YOUR OBJECTIVE
Every line below should be repeated exactly.
-- START OF SUPPLIED DATA --
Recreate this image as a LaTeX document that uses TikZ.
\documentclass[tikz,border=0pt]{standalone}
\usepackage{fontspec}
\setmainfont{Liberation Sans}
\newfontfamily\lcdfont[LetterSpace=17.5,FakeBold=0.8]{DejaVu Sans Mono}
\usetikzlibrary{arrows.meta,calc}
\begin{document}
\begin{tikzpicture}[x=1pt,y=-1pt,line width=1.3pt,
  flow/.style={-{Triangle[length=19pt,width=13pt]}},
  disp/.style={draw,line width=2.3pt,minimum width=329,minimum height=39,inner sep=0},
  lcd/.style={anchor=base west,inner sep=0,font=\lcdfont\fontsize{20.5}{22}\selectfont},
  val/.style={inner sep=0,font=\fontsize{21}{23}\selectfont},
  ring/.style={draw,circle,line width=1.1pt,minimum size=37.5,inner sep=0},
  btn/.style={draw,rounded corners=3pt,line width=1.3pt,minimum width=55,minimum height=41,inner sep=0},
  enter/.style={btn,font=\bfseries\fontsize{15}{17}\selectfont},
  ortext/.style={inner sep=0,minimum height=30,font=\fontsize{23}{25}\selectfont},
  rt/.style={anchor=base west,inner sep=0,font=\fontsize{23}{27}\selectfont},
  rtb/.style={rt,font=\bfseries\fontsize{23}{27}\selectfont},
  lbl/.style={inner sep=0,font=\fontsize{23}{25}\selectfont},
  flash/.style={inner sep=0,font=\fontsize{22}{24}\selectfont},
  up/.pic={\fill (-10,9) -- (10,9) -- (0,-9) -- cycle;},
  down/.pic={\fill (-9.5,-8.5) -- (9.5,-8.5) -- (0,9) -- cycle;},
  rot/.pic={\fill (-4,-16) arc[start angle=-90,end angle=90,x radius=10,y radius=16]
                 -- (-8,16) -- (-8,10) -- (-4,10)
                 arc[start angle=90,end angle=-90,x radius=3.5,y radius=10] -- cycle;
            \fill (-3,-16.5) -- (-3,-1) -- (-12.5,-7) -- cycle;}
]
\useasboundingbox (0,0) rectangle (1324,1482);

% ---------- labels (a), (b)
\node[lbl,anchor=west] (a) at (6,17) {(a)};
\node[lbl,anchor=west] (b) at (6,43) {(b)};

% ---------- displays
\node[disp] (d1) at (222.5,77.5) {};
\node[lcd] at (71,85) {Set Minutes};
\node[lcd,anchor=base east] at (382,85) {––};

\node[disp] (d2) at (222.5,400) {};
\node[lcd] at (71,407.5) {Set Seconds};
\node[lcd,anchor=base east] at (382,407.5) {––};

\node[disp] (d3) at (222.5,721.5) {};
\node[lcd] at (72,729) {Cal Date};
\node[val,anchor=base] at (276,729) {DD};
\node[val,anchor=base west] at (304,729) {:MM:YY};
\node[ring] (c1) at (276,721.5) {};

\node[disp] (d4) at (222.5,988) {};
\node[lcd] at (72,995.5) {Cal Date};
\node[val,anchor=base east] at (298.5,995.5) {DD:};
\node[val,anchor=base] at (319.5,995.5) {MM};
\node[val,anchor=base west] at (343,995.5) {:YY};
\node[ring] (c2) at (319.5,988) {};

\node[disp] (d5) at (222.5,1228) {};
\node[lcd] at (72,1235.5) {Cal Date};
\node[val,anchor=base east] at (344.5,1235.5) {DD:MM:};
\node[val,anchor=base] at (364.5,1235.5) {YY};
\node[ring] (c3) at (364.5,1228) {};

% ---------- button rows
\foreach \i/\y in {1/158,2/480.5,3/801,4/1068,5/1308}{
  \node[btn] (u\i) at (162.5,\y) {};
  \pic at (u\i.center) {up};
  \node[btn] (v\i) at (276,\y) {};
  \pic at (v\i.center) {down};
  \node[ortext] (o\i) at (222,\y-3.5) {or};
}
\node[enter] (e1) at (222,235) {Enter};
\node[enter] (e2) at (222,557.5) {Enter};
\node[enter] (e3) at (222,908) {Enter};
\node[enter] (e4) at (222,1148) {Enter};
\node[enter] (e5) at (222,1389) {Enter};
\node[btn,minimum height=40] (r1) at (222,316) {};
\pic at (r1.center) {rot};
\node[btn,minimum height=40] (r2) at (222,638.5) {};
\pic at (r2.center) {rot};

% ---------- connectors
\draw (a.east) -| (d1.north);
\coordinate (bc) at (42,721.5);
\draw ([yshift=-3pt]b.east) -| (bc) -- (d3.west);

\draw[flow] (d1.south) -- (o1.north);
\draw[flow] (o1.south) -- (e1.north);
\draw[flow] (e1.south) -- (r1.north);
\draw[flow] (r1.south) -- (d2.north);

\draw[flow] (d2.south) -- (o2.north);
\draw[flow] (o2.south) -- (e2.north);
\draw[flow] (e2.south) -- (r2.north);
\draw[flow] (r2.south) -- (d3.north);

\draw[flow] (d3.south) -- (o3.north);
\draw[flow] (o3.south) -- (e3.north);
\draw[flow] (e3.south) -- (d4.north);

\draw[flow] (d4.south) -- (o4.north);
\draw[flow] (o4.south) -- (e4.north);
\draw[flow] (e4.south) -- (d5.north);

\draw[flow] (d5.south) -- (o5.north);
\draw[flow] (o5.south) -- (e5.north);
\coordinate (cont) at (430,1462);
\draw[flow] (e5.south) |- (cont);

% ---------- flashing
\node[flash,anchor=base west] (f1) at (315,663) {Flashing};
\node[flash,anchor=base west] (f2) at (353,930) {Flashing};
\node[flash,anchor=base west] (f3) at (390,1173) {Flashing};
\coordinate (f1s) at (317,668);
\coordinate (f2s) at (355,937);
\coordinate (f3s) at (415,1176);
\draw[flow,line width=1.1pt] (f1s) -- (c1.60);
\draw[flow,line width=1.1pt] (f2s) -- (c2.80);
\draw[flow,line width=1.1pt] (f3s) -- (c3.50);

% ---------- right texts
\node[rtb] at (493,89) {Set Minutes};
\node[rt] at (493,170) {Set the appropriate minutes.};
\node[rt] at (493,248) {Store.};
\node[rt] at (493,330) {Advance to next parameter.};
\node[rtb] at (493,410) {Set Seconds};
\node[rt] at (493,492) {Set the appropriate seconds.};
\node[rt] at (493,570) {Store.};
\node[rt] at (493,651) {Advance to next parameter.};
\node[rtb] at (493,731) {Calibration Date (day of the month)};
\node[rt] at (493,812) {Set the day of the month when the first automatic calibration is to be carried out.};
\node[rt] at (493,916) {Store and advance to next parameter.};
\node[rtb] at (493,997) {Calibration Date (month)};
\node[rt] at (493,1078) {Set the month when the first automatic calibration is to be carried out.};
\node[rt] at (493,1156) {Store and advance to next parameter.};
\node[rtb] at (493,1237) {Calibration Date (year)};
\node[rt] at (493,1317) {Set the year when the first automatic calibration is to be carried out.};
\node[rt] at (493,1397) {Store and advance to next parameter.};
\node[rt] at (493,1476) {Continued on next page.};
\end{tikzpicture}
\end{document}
-- END OF SUPPLIED DATA --
WRITTEN RESPONSE
Recreate this image as a LaTeX document that uses TikZ.
\documentclass[tikz,border=0pt]{standalone}
\usepackage{fontspec}
\setmainfont{Liberation Sans}
\newfontfamily\lcdfont[LetterSpace=17.5,FakeBold=0.8]{DejaVu Sans Mono}
\usetikzlibrary{arrows.meta,calc}
\begin{document}
\begin{tikzpicture}[x=1pt,y=-1pt,line width=1.3pt,
  flow/.style={-{Triangle[length=19pt,width=13pt]}},
  disp/.style={draw,line width=2.3pt,minimum width=329,minimum height=39,inner sep=0},
  lcd/.style={anchor=base west,inner sep=0,font=\lcdfont\fontsize{20.5}{22}\selectfont},
  val/.style={inner sep=0,font=\fontsize{21}{23}\selectfont},
  ring/.style={draw,circle,line width=1.1pt,minimum size=37.5,inner sep=0},
  btn/.style={draw,rounded corners=3pt,line width=1.3pt,minimum width=55,minimum height=41,inner sep=0},
  enter/.style={btn,font=\bfseries\fontsize{15}{17}\selectfont},
  ortext/.style={inner sep=0,minimum height=30,font=\fontsize{23}{25}\selectfont},
  rt/.style={anchor=base west,inner sep=0,font=\fontsize{23}{27}\selectfont},
  rtb/.style={rt,font=\bfseries\fontsize{23}{27}\selectfont},
  lbl/.style={inner sep=0,font=\fontsize{23}{25}\selectfont},
  flash/.style={inner sep=0,font=\fontsize{22}{24}\selectfont},
  up/.pic={\fill (-10,9) -- (10,9) -- (0,-9) -- cycle;},
  down/.pic={\fill (-9.5,-8.5) -- (9.5,-8.5) -- (0,9) -- cycle;},
  rot/.pic={\fill (-4,-16) arc[start angle=-90,end angle=90,x radius=10,y radius=16]
                 -- (-8,16) -- (-8,10) -- (-4,10)
                 arc[start angle=90,end angle=-90,x radius=3.5,y radius=10] -- cycle;
            \fill (-3,-16.5) -- (-3,-1) -- (-12.5,-7) -- cycle;}
]
\useasboundingbox (0,0) rectangle (1324,1482);

% ---------- labels (a), (b)
\node[lbl,anchor=west] (a) at (6,17) {(a)};
\node[lbl,anchor=west] (b) at (6,43) {(b)};

% ---------- displays
\node[disp] (d1) at (222.5,77.5) {};
\node[lcd] at (71,85) {Set Minutes};
\node[lcd,anchor=base east] at (382,85) {––};

\node[disp] (d2) at (222.5,400) {};
\node[lcd] at (71,407.5) {Set Seconds};
\node[lcd,anchor=base east] at (382,407.5) {––};

\node[disp] (d3) at (222.5,721.5) {};
\node[lcd] at (72,729) {Cal Date};
\node[val,anchor=base] at (276,729) {DD};
\node[val,anchor=base west] at (304,729) {:MM:YY};
\node[ring] (c1) at (276,721.5) {};

\node[disp] (d4) at (222.5,988) {};
\node[lcd] at (72,995.5) {Cal Date};
\node[val,anchor=base east] at (298.5,995.5) {DD:};
\node[val,anchor=base] at (319.5,995.5) {MM};
\node[val,anchor=base west] at (343,995.5) {:YY};
\node[ring] (c2) at (319.5,988) {};

\node[disp] (d5) at (222.5,1228) {};
\node[lcd] at (72,1235.5) {Cal Date};
\node[val,anchor=base east] at (344.5,1235.5) {DD:MM:};
\node[val,anchor=base] at (364.5,1235.5) {YY};
\node[ring] (c3) at (364.5,1228) {};

% ---------- button rows
\foreach \i/\y in {1/158,2/480.5,3/801,4/1068,5/1308}{
  \node[btn] (u\i) at (162.5,\y) {};
  \pic at (u\i.center) {up};
  \node[btn] (v\i) at (276,\y) {};
  \pic at (v\i.center) {down};
  \node[ortext] (o\i) at (222,\y-3.5) {or};
}
\node[enter] (e1) at (222,235) {Enter};
\node[enter] (e2) at (222,557.5) {Enter};
\node[enter] (e3) at (222,908) {Enter};
\node[enter] (e4) at (222,1148) {Enter};
\node[enter] (e5) at (222,1389) {Enter};
\node[btn,minimum height=40] (r1) at (222,316) {};
\pic at (r1.center) {rot};
\node[btn,minimum height=40] (r2) at (222,638.5) {};
\pic at (r2.center) {rot};

% ---------- connectors
\draw (a.east) -| (d1.north);
\coordinate (bc) at (42,721.5);
\draw ([yshift=-3pt]b.east) -| (bc) -- (d3.west);

\draw[flow] (d1.south) -- (o1.north);
\draw[flow] (o1.south) -- (e1.north);
\draw[flow] (e1.south) -- (r1.north);
\draw[flow] (r1.south) -- (d2.north);

\draw[flow] (d2.south) -- (o2.north);
\draw[flow] (o2.south) -- (e2.north);
\draw[flow] (e2.south) -- (r2.north);
\draw[flow] (r2.south) -- (d3.north);

\draw[flow] (d3.south) -- (o3.north);
\draw[flow] (o3.south) -- (e3.north);
\draw[flow] (e3.south) -- (d4.north);

\draw[flow] (d4.south) -- (o4.north);
\draw[flow] (o4.south) -- (e4.north);
\draw[flow] (e4.south) -- (d5.north);

\draw[flow] (d5.south) -- (o5.north);
\draw[flow] (o5.south) -- (e5.north);
\coordinate (cont) at (430,1462);
\draw[flow] (e5.south) |- (cont);

% ---------- flashing
\node[flash,anchor=base west] (f1) at (315,663) {Flashing};
\node[flash,anchor=base west] (f2) at (353,930) {Flashing};
\node[flash,anchor=base west] (f3) at (390,1173) {Flashing};
\coordinate (f1s) at (317,668);
\coordinate (f2s) at (355,937);
\coordinate (f3s) at (415,1176);
\draw[flow,line width=1.1pt] (f1s) -- (c1.60);
\draw[flow,line width=1.1pt] (f2s) -- (c2.80);
\draw[flow,line width=1.1pt] (f3s) -- (c3.50);

% ---------- right texts
\node[rtb] at (493,89) {Set Minutes};
\node[rt] at (493,170) {Set the appropriate minutes.};
\node[rt] at (493,248) {Store.};
\node[rt] at (493,330) {Advance to next parameter.};
\node[rtb] at (493,410) {Set Seconds};
\node[rt] at (493,492) {Set the appropriate seconds.};
\node[rt] at (493,570) {Store.};
\node[rt] at (493,651) {Advance to next parameter.};
\node[rtb] at (493,731) {Calibration Date (day of the month)};
\node[rt] at (493,812) {Set the day of the month when the first automatic calibration is to be carried out.};
\node[rt] at (493,916) {Store and advance to next parameter.};
\node[rtb] at (493,997) {Calibration Date (month)};
\node[rt] at (493,1078) {Set the month when the first automatic calibration is to be carried out.};
\node[rt] at (493,1156) {Store and advance to next parameter.};
\node[rtb] at (493,1237) {Calibration Date (year)};
\node[rt] at (493,1317) {Set the year when the first automatic calibration is to be carried out.};
\node[rt] at (493,1397) {Store and advance to next parameter.};
\node[rt] at (493,1476) {Continued on next page.};
\end{tikzpicture}
\end{document}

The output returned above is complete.